> Exercise aim
Every line below should be repeated exactly.
++++++++++++++++++++
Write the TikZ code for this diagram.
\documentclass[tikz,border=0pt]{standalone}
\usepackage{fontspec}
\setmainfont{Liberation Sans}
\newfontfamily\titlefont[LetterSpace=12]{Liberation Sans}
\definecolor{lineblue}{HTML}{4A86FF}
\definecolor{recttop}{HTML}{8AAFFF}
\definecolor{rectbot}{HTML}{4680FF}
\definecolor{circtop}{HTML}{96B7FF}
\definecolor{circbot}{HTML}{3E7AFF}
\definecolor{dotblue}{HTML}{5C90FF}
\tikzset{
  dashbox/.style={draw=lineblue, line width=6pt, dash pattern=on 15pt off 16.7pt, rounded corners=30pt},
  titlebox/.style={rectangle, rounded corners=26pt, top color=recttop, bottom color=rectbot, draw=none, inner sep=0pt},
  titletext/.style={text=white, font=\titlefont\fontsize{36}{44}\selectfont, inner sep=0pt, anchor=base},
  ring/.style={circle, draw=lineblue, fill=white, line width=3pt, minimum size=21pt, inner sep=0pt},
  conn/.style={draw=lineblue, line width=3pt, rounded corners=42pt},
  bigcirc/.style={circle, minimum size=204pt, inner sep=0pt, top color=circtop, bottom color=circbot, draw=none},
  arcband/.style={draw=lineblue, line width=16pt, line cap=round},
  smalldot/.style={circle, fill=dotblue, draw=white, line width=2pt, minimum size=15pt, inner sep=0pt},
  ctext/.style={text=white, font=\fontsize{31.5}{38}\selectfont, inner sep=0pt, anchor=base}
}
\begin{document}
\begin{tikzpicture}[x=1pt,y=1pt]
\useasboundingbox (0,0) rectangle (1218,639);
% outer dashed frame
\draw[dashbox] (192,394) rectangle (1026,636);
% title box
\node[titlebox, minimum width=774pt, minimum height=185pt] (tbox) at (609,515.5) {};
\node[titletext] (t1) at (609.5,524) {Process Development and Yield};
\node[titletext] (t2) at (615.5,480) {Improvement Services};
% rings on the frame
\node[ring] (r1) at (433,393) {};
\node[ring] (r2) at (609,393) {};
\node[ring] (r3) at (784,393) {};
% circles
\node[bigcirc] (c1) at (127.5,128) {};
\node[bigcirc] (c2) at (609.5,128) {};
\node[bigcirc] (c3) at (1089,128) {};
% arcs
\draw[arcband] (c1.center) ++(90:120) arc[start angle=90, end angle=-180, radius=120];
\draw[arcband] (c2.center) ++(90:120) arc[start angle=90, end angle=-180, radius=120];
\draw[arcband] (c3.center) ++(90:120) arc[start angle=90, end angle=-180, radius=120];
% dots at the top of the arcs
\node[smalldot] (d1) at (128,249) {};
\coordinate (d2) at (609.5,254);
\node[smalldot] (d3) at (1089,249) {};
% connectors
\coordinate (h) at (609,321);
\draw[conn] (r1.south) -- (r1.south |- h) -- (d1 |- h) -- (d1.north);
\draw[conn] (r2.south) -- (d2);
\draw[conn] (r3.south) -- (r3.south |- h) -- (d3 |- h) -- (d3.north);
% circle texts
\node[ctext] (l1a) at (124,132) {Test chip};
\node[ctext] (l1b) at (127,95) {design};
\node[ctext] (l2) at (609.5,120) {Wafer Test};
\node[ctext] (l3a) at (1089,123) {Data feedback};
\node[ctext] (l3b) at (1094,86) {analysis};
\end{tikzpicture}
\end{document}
++++++++++++++++++++
> Written solution
Write the TikZ code for this diagram.
\documentclass[tikz,border=0pt]{standalone}
\usepackage{fontspec}
\setmainfont{Liberation Sans}
\newfontfamily\titlefont[LetterSpace=12]{Liberation Sans}
\definecolor{lineblue}{HTML}{4A86FF}
\definecolor{recttop}{HTML}{8AAFFF}
\definecolor{rectbot}{HTML}{4680FF}
\definecolor{circtop}{HTML}{96B7FF}
\definecolor{circbot}{HTML}{3E7AFF}
\definecolor{dotblue}{HTML}{5C90FF}
\tikzset{
  dashbox/.style={draw=lineblue, line width=6pt, dash pattern=on 15pt off 16.7pt, rounded corners=30pt},
  titlebox/.style={rectangle, rounded corners=26pt, top color=recttop, bottom color=rectbot, draw=none, inner sep=0pt},
  titletext/.style={text=white, font=\titlefont\fontsize{36}{44}\selectfont, inner sep=0pt, anchor=base},
  ring/.style={circle, draw=lineblue, fill=white, line width=3pt, minimum size=21pt, inner sep=0pt},
  conn/.style={draw=lineblue, line width=3pt, rounded corners=42pt},
  bigcirc/.style={circle, minimum size=204pt, inner sep=0pt, top color=circtop, bottom color=circbot, draw=none},
  arcband/.style={draw=lineblue, line width=16pt, line cap=round},
  smalldot/.style={circle, fill=dotblue, draw=white, line width=2pt, minimum size=15pt, inner sep=0pt},
  ctext/.style={text=white, font=\fontsize{31.5}{38}\selectfont, inner sep=0pt, anchor=base}
}
\begin{document}
\begin{tikzpicture}[x=1pt,y=1pt]
\useasboundingbox (0,0) rectangle (1218,639);
% outer dashed frame
\draw[dashbox] (192,394) rectangle (1026,636);
% title box
\node[titlebox, minimum width=774pt, minimum height=185pt] (tbox) at (609,515.5) {};
\node[titletext] (t1) at (609.5,524) {Process Development and Yield};
\node[titletext] (t2) at (615.5,480) {Improvement Services};
% rings on the frame
\node[ring] (r1) at (433,393) {};
\node[ring] (r2) at (609,393) {};
\node[ring] (r3) at (784,393) {};
% circles
\node[bigcirc] (c1) at (127.5,128) {};
\node[bigcirc] (c2) at (609.5,128) {};
\node[bigcirc] (c3) at (1089,128) {};
% arcs
\draw[arcband] (c1.center) ++(90:120) arc[start angle=90, end angle=-180, radius=120];
\draw[arcband] (c2.center) ++(90:120) arc[start angle=90, end angle=-180, radius=120];
\draw[arcband] (c3.center) ++(90:120) arc[start angle=90, end angle=-180, radius=120];
% dots at the top of the arcs
\node[smalldot] (d1) at (128,249) {};
\coordinate (d2) at (609.5,254);
\node[smalldot] (d3) at (1089,249) {};
% connectors
\coordinate (h) at (609,321);
\draw[conn] (r1.south) -- (r1.south |- h) -- (d1 |- h) -- (d1.north);
\draw[conn] (r2.south) -- (d2);
\draw[conn] (r3.south) -- (r3.south |- h) -- (d3 |- h) -- (d3.north);
% circle texts
\node[ctext] (l1a) at (124,132) {Test chip};
\node[ctext] (l1b) at (127,95) {design};
\node[ctext] (l2) at (609.5,120) {Wafer Test};
\node[ctext] (l3a) at (1089,123) {Data feedback};
\node[ctext] (l3b) at (1094,86) {analysis};
\end{tikzpicture}
\end{document}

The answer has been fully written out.